I like his business model, and he does great work. I have a restored Ever Ready with a 24mm HMW he stuffed in there. Lovely brush.
No need to soak as the synthetic bristles don't absorb water, but you still should dip the knot underwater so that it retains/hold some water for loading.

I have a Parker synthetic. I really want to like it, but it's definitely different.

Lathering, it is nice and easy. Fairly stiff, but it does a nice job. (I'm lathering in a bowl. Croaps and creams.)

My problems arise once I get the brush to my face. It flings lather everywhere, but doesn't seem to want to leave any on my face.

Do do synthetics break-in like boar brushes do?
Synthetics bristles do not change over time. There are many different types of synthetic bristles with varying qualities. There are some really, really bad performing bristles while others have gained a cult following. Unfortunately, I cannot tell you anything about your Parker synthetic but I have never heard anything about it. On a large forum like B&B, that should tell you something about it. For a really good, inexpensive synthetic, take a look at the Omega S-Brush series (non-Pro) for about $8. I like the Plisson-type synthetics but those brushes start around $20 and go up from there.
 
I find that my EJ does a decent job of holding some water. After I soak it and let it drip dry, if I give it a good shake a ton of water comes out.
 
Okie, i posted a pic above. It is a brush by Anthony Mackenzie, Jr. Not a handmade. He finds brush handles, vintage or not, and sells them with a couple of synthetic knots he has a vendor make to his specs. Basically you pick a handle you like, pick a knot, and he puts the brush together, at whatever loft you want, and ships it out.
I like his business model, and he does great work. I have a restored Ever Ready with a 24mm HMW he stuffed in there. Lovely brush.
That is one sexy brush.
 
Run it under water or dunk it in the sink. Shake out the excess and lather. Generally the same as a natural hair brush but no need to soak for time and generally you shake out more water than normal because if there is excess when you bring the brush to your face it will drip out everywhere.
 
I can't get good lathers by shaking out the excess from my synthetic brushes, so--aside from not soaking these brushes--I use them just like my Omega boar: very wet, with a bit of a flick at the start, and then gradually add water as needed.

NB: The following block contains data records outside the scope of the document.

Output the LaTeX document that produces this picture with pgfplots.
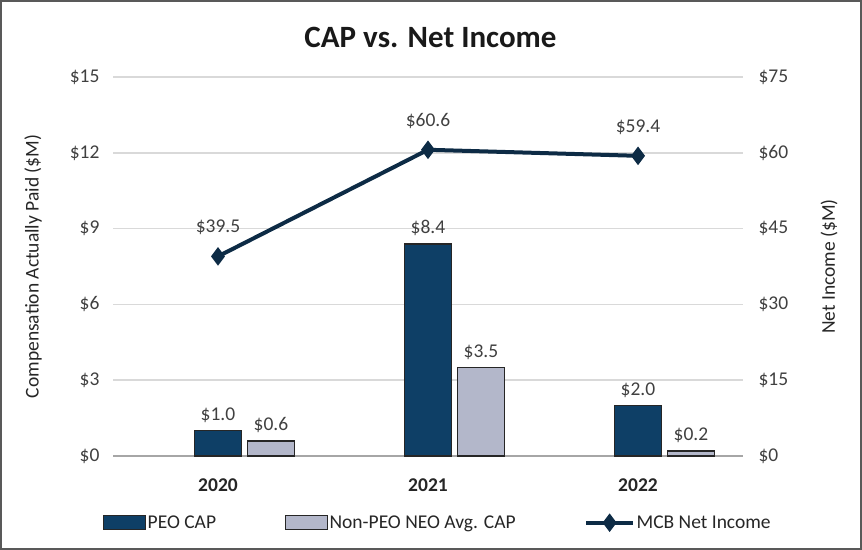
\documentclass[border=0pt]{standalone}
\usepackage{pgfplots}
\pgfplotsset{compat=1.18}
\usepackage{fontspec}
\setmainfont{Carlito}
\definecolor{peo}{HTML}{0E3F66}
\definecolor{neo}{HTML}{B3B7CA}
\definecolor{ni}{HTML}{0D2B45}
\definecolor{txt}{HTML}{404040}
\definecolor{grd}{HTML}{D9D9D9}
\definecolor{edge}{HTML}{262626}
\pgfplotsset{
 /pgf/number format/assume math mode=true,
 barleg/.style={legend image code/.code={\draw[##1] (0pt,-7pt) rectangle (42pt,7pt);}},
 lineleg/.style={legend image code/.code={\draw[##1, mark repeat=2, mark phase=2] plot coordinates {(0pt,0pt) (23.5pt,0pt) (47pt,0pt)};}},
}
\newcommand{\fs}{\fontsize{19.5}{23}\selectfont}
\begin{document}
\begin{tikzpicture}
\begin{axis}[
 scale only axis, width=630pt, height=379pt,
 xmin=-0.5, xmax=2.5, ymin=0, ymax=15,
 clip=false,
 axis x line*=bottom, axis y line*=left,
 x axis line style={draw=black!35, line width=2pt, -},
 y axis line style={draw=none, -},
 ytick={0,3,...,15}, yticklabels={\$0,\$3,\$6,\$9,\$12,\$15},
 xtick={0,1,2}, xticklabels={2020,2021,2022},
 major tick length=0pt,
 ymajorgrids, grid style={grd, line width=1.5pt},
 tick label style={font=\fs, text=txt},
 xticklabel style={font=\fs\bfseries, text=edge, yshift=-19pt},
 yticklabel style={xshift=-10pt},
 ylabel={Compensation Actually Paid (\$M)},
 ylabel style={font=\fs, text=edge, at={(rel axis cs:-0.127,0.5)}, anchor=center},
 title={CAP vs. Net Income},
 title style={font=\fontsize{31}{36}\selectfont\bfseries, text=black!90, at={(rel axis cs:0.504,1.0897)}, anchor=center},
 legend columns=3,
 legend style={at={(rel axis cs:0.515,-0.176)}, anchor=center, draw=none, fill=none,
   font=\fs, text=edge, nodes={inner xsep=1.5pt},
   /tikz/every even column/.append style={column sep=67pt}},
 nodes near coords style={font=\fs, text=txt, yshift=4pt},
]
\addplot[ybar, bar width=47pt, bar shift=0pt, fill=peo, draw=edge, line width=1.5pt, barleg,
  nodes near coords={\$\pgfmathprintnumber[fixed,fixed zerofill,precision=1]{\pgfplotspointmeta}}]
  coordinates {(0,1.0) (1,8.4) (2,2.0)};
\addlegendentry{PEO CAP}
\addplot[ybar, bar width=47pt, bar shift=0pt, fill=neo, draw=edge, line width=1.5pt, barleg,
  nodes near coords={\$\pgfmathprintnumber[fixed,fixed zerofill,precision=1]{\pgfplotspointmeta}}]
  coordinates {(0.2524,0.6) (1.2524,3.5) (2.2524,0.2)};
\addlegendentry{Non-PEO NEO Avg. CAP}
\addlegendimage{ni, line width=4pt, mark=diamond*, mark size=6pt, lineleg}
\addlegendentry{MCB Net Income}
\draw[black!65, line width=2pt] (rel axis cs:-0.17778,-0.24538) rectangle (rel axis cs:1.18730,1.20053);
\end{axis}
\begin{axis}[
 scale only axis, width=630pt, height=379pt,
 xmin=-0.5, xmax=2.5, ymin=0, ymax=75,
 clip=false,
 hide x axis, axis y line*=right,
 y axis line style={draw=none, -},
 ytick={0,15,...,75}, yticklabels={\$0,\$15,\$30,\$45,\$60,\$75},
 major tick length=0pt,
 tick label style={font=\fs, text=txt},
 yticklabel style={xshift=12pt},
 ylabel={Net Income (\$M)},
 ylabel style={font=\fs, text=edge, at={(rel axis cs:1.1365,0.5)}, anchor=center},
 nodes near coords style={font=\fs, text=txt, yshift=16pt},
]
\addplot[ni, line width=4pt, mark=diamond*, mark size=6pt,
  nodes near coords={\$\pgfmathprintnumber[fixed,fixed zerofill,precision=1]{\pgfplotspointmeta}}]
  coordinates {(0,39.5) (1,60.6) (2,59.4)};
\end{axis}
\end{tikzpicture}
\end{document}
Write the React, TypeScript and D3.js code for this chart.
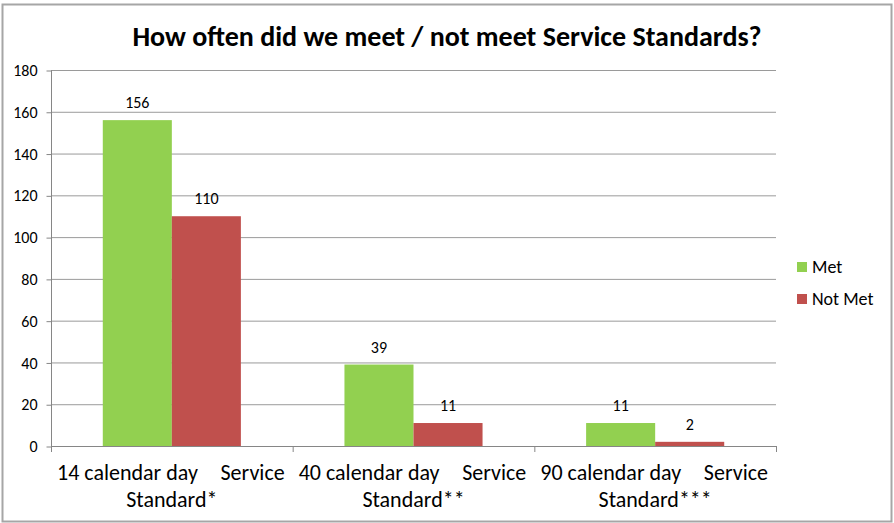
import React, { useEffect, useRef } from "react";
import * as d3 from "d3";

const categories = ["14 calendar day", "40 calendar day", "90 calendar day"];
const secondLine = ["Standard*", "Standard**", "Standard***"];
const seriesNames = ["Met", "Not Met"];
const metValues = [156, 39, 11];
const notMetValues = [110, 11, 2];
const yTicks = [0, 20, 40, 60, 80, 100, 120, 140, 160, 180];
const colors = ["#92D050", "#C0504D"];

const font = "Calibri, Carlito, Lato, 'Open Sans', sans-serif";

const App = () => {
	const ref = useRef<SVGSVGElement>(null);

	useEffect(() => {
		const width = 894;
		const height = 523;
		const left = 51, right = 776, top = 70, bottom = 446;

		const svg = d3.select(ref.current);
		svg.selectAll("*").remove();
		svg.attr("width", width).attr("height", height);

		svg.append("rect")
			.attr("x", 2.5).attr("y", 4.5)
			.attr("width", 889).attr("height", 517)
			.attr("fill", "white")
			.attr("stroke", "#a6a6a6")
			.attr("stroke-width", 2);

		svg.append("text")
			.attr("x", 447).attr("y", 46)
			.attr("text-anchor", "middle")
			.style("font-family", font)
			.style("font-size", "28px")
			.style("font-weight", "bold")
			.text("How often did we meet / not meet Service Standards?");

		const x0 = d3.scaleBand().domain(categories).range([left, right]).padding(0);
		const x1 = d3.scaleBand().domain(seriesNames).range([0, x0.bandwidth()]).paddingInner(0).paddingOuter(0.75);
		const y = d3.scaleLinear().domain([0, 180]).range([bottom, top]);

		// gridlines
		svg.append("g")
			.selectAll("line")
			.data(yTicks.filter(t => t > 0))
			.enter()
			.append("line")
			.attr("x1", left).attr("x2", right)
			.attr("y1", d => y(d) + 0.5).attr("y2", d => y(d) + 0.5)
			.attr("stroke", "#9a9a9a")
			.attr("stroke-width", 1);

		// y axis
		const yAxis = svg.append("g").attr("transform", `translate(${left + 0.5},0.5)`)
			.call(d3.axisLeft(y).tickValues(yTicks).tickSize(5).tickPadding(9));
		yAxis.select(".domain").attr("stroke", "#868686").attr("d", `M0,${top}V${bottom}`);
		yAxis.selectAll(".tick line").attr("stroke", "#868686");
		yAxis.selectAll("text")
			.style("font-family", font)
			.style("font-size", "16px")
			.attr("fill", "#000");

		// bars
		const data = categories.map((c, i) => ({ cat: c, vals: [metValues[i], notMetValues[i]] }));
		const groups = svg.append("g")
			.selectAll("g")
			.data(data)
			.enter()
			.append("g")
			.attr("transform", d => `translate(${x0(d.cat)},0)`);

		groups.selectAll("rect")
			.data(d => d.vals.map((v, j) => ({ name: seriesNames[j], v, j })))
			.enter()
			.append("rect")
			.attr("x", d => x1(d.name))
			.attr("y", d => y(d.v))
			.attr("width", x1.bandwidth())
			.attr("height", d => y(0) - y(d.v))
			.attr("fill", d => colors[d.j]);

		groups.selectAll("text")
			.data(d => d.vals.map((v, j) => ({ name: seriesNames[j], v, j })))
			.enter()
			.append("text")
			.attr("x", d => x1(d.name) + x1.bandwidth() / 2)
			.attr("y", d => y(d.v) - 12)
			.attr("text-anchor", "middle")
			.style("font-family", font)
			.style("font-size", "16px")
			.text(d => d.v);

		// x axis
		const xg = svg.append("g");
		xg.append("line")
			.attr("x1", left).attr("x2", right)
			.attr("y1", bottom + 0.5).attr("y2", bottom + 0.5)
			.attr("stroke", "#868686");
		const edges = categories.map(c => x0(c)).concat([right]);
		xg.selectAll(".xt")
			.data(edges)
			.enter()
			.append("line")
			.attr("x1", d => d + 0.5).attr("x2", d => d + 0.5)
			.attr("y1", bottom).attr("y2", bottom + 6)
			.attr("stroke", "#868686");

		const labels = xg.selectAll(".lab")
			.data(categories)
			.enter()
			.append("g")
			.style("font-family", font)
			.style("font-size", "22px");
		labels.append("text")
			.attr("x", d => x0(d) + 6)
			.attr("y", 480)
			.text(d => d);
		labels.append("text")
			.attr("x", d => x0(d) + x0.bandwidth() - 8)
			.attr("y", 480)
			.attr("text-anchor", "end")
			.text("Service");
		labels.append("text")
			.attr("x", d => x0(d) + x0.bandwidth() / 2)
			.attr("y", 507)
			.attr("text-anchor", "middle")
			.text((d, i) => secondLine[i]);

		// legend
		const legend = svg.append("g")
			.selectAll("g")
			.data(seriesNames)
			.enter()
			.append("g")
			.attr("transform", (d, i) => `translate(797,${262 + i * 32})`);
		legend.append("rect")
			.attr("width", 10).attr("height", 10)
			.attr("fill", (d, i) => colors[i]);
		legend.append("text")
			.attr("x", 15).attr("y", 11)
			.style("font-family", font)
			.style("font-size", "18px")
			.text(d => d);
	}, []);

	return (
		<>
			<style>{`body{margin:0}`}</style>
			<svg ref={ref} style={{ display: "block" }}></svg>
		</>
	);
};

export default App;
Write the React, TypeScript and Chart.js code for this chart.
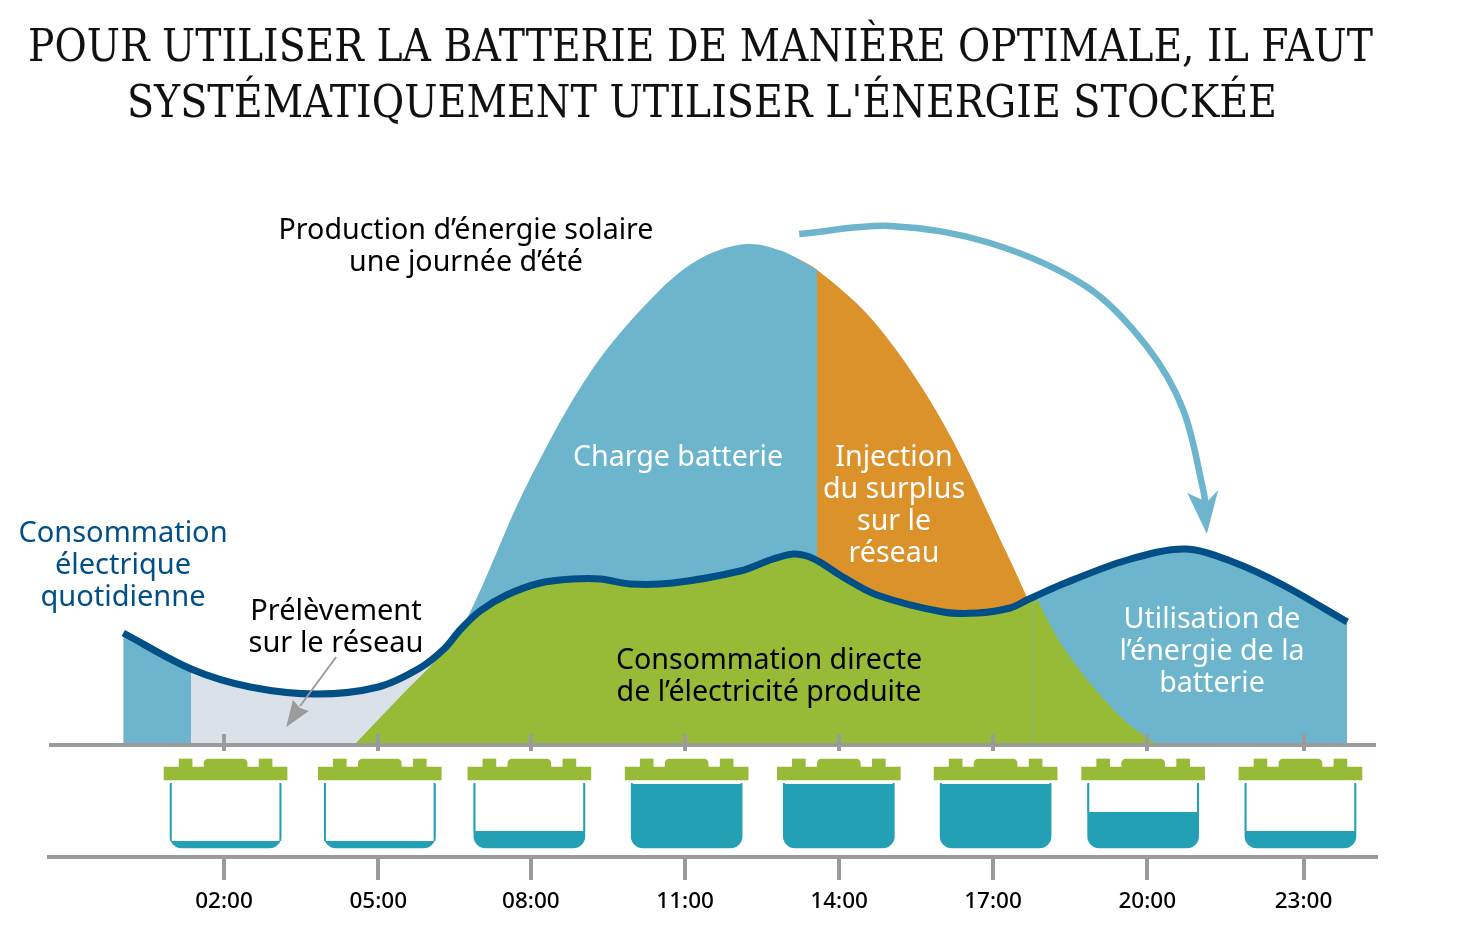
import React, { useEffect, useRef } from "react";
import { Chart, registerables } from "chart.js";

Chart.register(...registerables);

const titleLines = [
  "POUR UTILISER LA BATTERIE DE MANIÈRE OPTIMALE, IL FAUT",
  "SYSTÉMATIQUEMENT UTILISER L'ÉNERGIE STOCKÉE",
];
const tickHours = [2, 5, 7.97, 10.97, 13.965, 16.96, 19.96, 23];
const tickLabels = ["02:00", "05:00", "08:00", "11:00", "14:00", "17:00", "20:00", "23:00"];

const consumptionHours = [0.04, 1.36, 2.51, 3.81, 5.0, 5.81, 6.3, 6.59, 6.98, 7.5, 8.15, 8.79, 9.32, 9.9, 10.73, 12.04, 12.68, 13.07, 13.34, 13.59, 14.04, 14.7, 15.99, 16.65, 17.29, 17.62, 17.75, 18.27, 19.57, 20.7, 21.63, 22.6, 23.85];
const consumptionValues = [1.11, 0.75, 0.57, 0.5, 0.57, 0.76, 0.96, 1.14, 1.33, 1.49, 1.61, 1.65, 1.65, 1.6, 1.61, 1.73, 1.85, 1.9, 1.88, 1.82, 1.67, 1.49, 1.32, 1.31, 1.36, 1.44, 1.47, 1.59, 1.84, 1.95, 1.82, 1.59, 1.22];

const solarHours = [4.55, 5.42, 6.2, 6.73, 7.89, 9.18, 10.48, 11.32, 12.17, 12.85, 13.54, 14.7, 15.99, 17.29, 17.6, 17.7];
const solarValues = [0, 0.47, 0.88, 1.26, 2.59, 3.76, 4.54, 4.87, 5.0, 4.93, 4.74, 4.19, 3.21, 1.84, 1.49, 1.38];
const directTailHours = [17.75, 17.83, 18.27, 18.91, 19.57, 20.15];
const directTailValues = [1.49, 1.43, 1.01, 0.57, 0.21, 0];

const batteryHours = [2.03, 5.03, 7.94, 11.0, 13.96, 17.01, 19.88, 22.94];
const batteryLevels = [-0.97, -0.97, -0.87, -0.4, -0.4, -0.4, -0.68, -0.87];

const transferArrowHours = [13.19, 14.96, 16.9, 18.79, 19.96, 20.66, 21.05, 21.09];
const transferArrowValues = [5.1, 5.18, 5.01, 4.57, 3.97, 3.34, 2.54, 2.41];
const transferHeadHours = [20.74, 21.12, 21.34, 21.12, 20.74];
const transferHeadValues = [2.51, 2.1, 2.54, 2.42, 2.51];
const gridArrowHours = [4.18, 3.48];
const gridArrowValues = [0.87, 0.38];
const gridHeadHours = [3.34, 3.21, 3.65, 3.48, 3.34];
const gridHeadValues = [0.44, 0.17, 0.33, 0.36, 0.44];

const BLUE = "#6CB5CD";
const ORANGE = "#DB922B";
const GREEN = "#97BB36";
const PALE = "#DAE1E8";
const NAVY = "#004F86";
const TEAL = "#23A0B4";
const GREY = "#9B9B9B";

const textFont = '"Noto Sans"';
type Note = { lines: string[]; cx: number; y: number; step: number; color: string; size: number };
const notes: Note[] = [
  { lines: ["Production d’énergie solaire", "une journée d’été"], cx: 466, y: 239, step: 32, color: "#000", size: 28.6 },
  { lines: ["Charge batterie"], cx: 678, y: 466, step: 32, color: "#fff", size: 28.6 },
  { lines: ["Injection", "du surplus", "sur le", "réseau"], cx: 894, y: 466, step: 32, color: "#fff", size: 28.6 },
  { lines: ["Consommation directe", "de l’électricité produite"], cx: 769, y: 669, step: 32, color: "#000", size: 28.6 },
  { lines: ["Consommation", "électrique", "quotidienne"], cx: 123, y: 542, step: 32, color: NAVY, size: 29 },
  { lines: ["Prélèvement", "sur le réseau"], cx: 336, y: 620, step: 32, color: "#000", size: 29 },
  { lines: ["Utilisation de", "l’énergie de la", "batterie"], cx: 1212, y: 628, step: 32, color: "#fff", size: 28.6 },
];

const pts = (xs: number[], ys: number[]) => xs.map((x, i) => ({ x, y: ys[i] }));
const consumption = pts(consumptionHours, consumptionValues);
const solar = pts(solarHours, solarValues);
const greenMain = [...solar.filter((p) => p.x < 6.5), ...consumption.filter((p) => p.x >= 6.5 && p.x <= 17.75)];
const greenTail = pts(directTailHours, directTailValues);

const CURVE = 0.33;
const area = (data: { x: number; y: number }[], color: string, order: number) => ({
  type: "line",
  data,
  order,
  fill: "origin",
  backgroundColor: color,
  borderWidth: 0,
  pointRadius: 0,
  tension: CURVE,
});
const stroke = (data: { x: number; y: number }[], color: string, width: number, order: number) => ({
  type: "line",
  data,
  order,
  fill: false,
  borderColor: color,
  borderWidth: width,
  pointRadius: 0,
  tension: CURVE,
  borderCapStyle: "butt",
});
const head = (data: { x: number; y: number }[], color: string, order: number) => ({
  type: "line",
  data,
  order,
  fill: "shape",
  backgroundColor: color,
  borderWidth: 0,
  pointRadius: 0,
  tension: 0,
});
const bar = (data: { x: number; y: number[] }[], color: string, thickness: number, order: number, extra = {}) => ({
  type: "bar",
  data,
  order,
  backgroundColor: color,
  barThickness: thickness,
  grouped: false,
  borderWidth: 0,
  borderSkipped: false,
  ...extra,
});

const noteAndTitle = {
  id: "noteAndTitle",
  afterDraw(chart: any) {
    const { ctx } = chart;
    ctx.save();
    ctx.textAlign = "center";
    ctx.textBaseline = "alphabetic";
    ctx.fillStyle = "#111";
    ctx.font = '45px "DejaVu Serif"';
    ctx.fillText(titleLines[0], 700.5, 61, 1345);
    ctx.fillText(titleLines[1], 702, 117, 1150);
    notes.forEach((n) => {
      ctx.fillStyle = n.color;
      ctx.font = `${n.size}px ${textFont}`;
      n.lines.forEach((line, i) => ctx.fillText(line, n.cx, n.y + i * n.step));
    });
    ctx.restore();
  },
};

export default function App() {
  const ref = useRef<HTMLCanvasElement>(null);
  useEffect(() => {
    const setTicks = (scale: any) => {
      scale.ticks = tickHours.map((value) => ({ value }));
    };
    const xMin = -1.405;
    const xMax = 24.41;
    const chart = new Chart(ref.current as HTMLCanvasElement, {
      type: "line",
      data: {
        datasets: [
          area(solar.filter((p) => p.x >= 12.85), ORANGE, 21),
          area(solar.filter((p) => p.x >= 6.2 && p.x <= 13.54), BLUE, 20),
          area(consumption.filter((p) => p.x <= 6.59), PALE, 17),
          area(consumption.filter((p) => p.x <= 1.36), BLUE, 15),
          area(consumption.filter((p) => p.x >= 17.29), BLUE, 15),
          area(greenMain, GREEN, 10),
          area(greenTail, GREEN, 10),
          stroke([{ x: xMin, y: -0.01 }, { x: xMax, y: -0.01 }], GREY, 4, 6),
          stroke(consumption, NAVY, 7, 5),
          stroke(pts(transferArrowHours, transferArrowValues), BLUE, 6.5, 4),
          head(pts(transferHeadHours, transferHeadValues), BLUE, 4),
          stroke(pts(gridArrowHours, gridArrowValues), GREY, 2, 3),
          head(pts(gridHeadHours, gridHeadValues), GREY, 3),
          bar(batteryHours.map((x) => ({ x, y: [-1.04, -0.4] })), TEAL, 111, 9, {
            borderRadius: { topLeft: 0, topRight: 0, bottomLeft: 12, bottomRight: 12 },
          }),
          bar(batteryHours.map((x, i) => ({ x, y: [batteryLevels[i], -0.39] })), "#fff", 111, 8, {
            borderColor: TEAL,
            borderWidth: { top: 0, left: 2, right: 2, bottom: 0 },
          }),
          bar(batteryHours.map((x) => ({ x, y: [-0.36, -0.23] })), GREEN, 123, 7),
          bar(batteryHours.map((x) => ({ x: x - 0.778, y: [-0.24, -0.15] })), GREEN, 13, 7),
          bar(batteryHours.map((x) => ({ x, y: [-0.24, -0.15] })), GREEN, 43, 7, {
            borderRadius: { topLeft: 7, topRight: 7, bottomLeft: 0, bottomRight: 0 },
          }),
          bar(batteryHours.map((x) => ({ x: x + 0.778, y: [-0.24, -0.15] })), GREEN, 13, 7),
        ] as any,
      },
      options: {
        responsive: false,
        animation: false,
        layout: { padding: { top: 144, left: 49, right: 104, bottom: 0 } },
        plugins: { legend: { display: false }, tooltip: { enabled: false }, title: { display: false } },
        events: [],
        scales: {
          y: { type: "linear", min: -1.13, max: 6, display: false },
          x: {
            type: "linear",
            min: xMin,
            max: xMax,
            offset: false,
            position: "bottom",
            afterBuildTicks: setTicks,
            afterFit: (scale: any) => {
              scale.height = 85;
            },
            grid: { offset: false, drawOnChartArea: false, color: GREY, lineWidth: 4, tickLength: 23 },
            border: { display: true, color: GREY, width: 4 },
            ticks: {
              autoSkip: false,
              maxRotation: 0,
              padding: 8,
              color: "#000",
              font: { family: textFont, size: 22.5, weight: "500" },
              callback: (v: any) => tickLabels[tickHours.indexOf(v)] ?? "",
            },
          },
          xBase: {
            type: "linear",
            axis: "x",
            min: xMin,
            max: xMax,
            offset: false,
            position: { y: 0.1 },
            afterBuildTicks: setTicks,
            grid: { offset: false, drawOnChartArea: false, color: GREY, lineWidth: 4, tickLength: 17, z: 1 },
            border: { display: false },
            ticks: { display: false, autoSkip: false },
          },
        } as any,
      },
      plugins: [noteAndTitle],
    } as any);
    return () => chart.destroy();
  }, []);
  return (
    <div style={{ position: "absolute", left: 0, top: 0, width: 1480, height: 942, background: "#fff" }}>
      <canvas ref={ref} width={1480} height={942} style={{ display: "block" }} />
    </div>
  );
}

As others have said, no need to over think it.
 

franz

Moderator Emeritus
I think you've gotten some fine advice. That's an interesting and eye-catching handle - hope you enjoy the brush.
 
My way of doing it, is soaking it under the tap, then just holding it up until it stops dripping. Leaves it very wet still, and seems to hit my lather perfect every time without adding water later.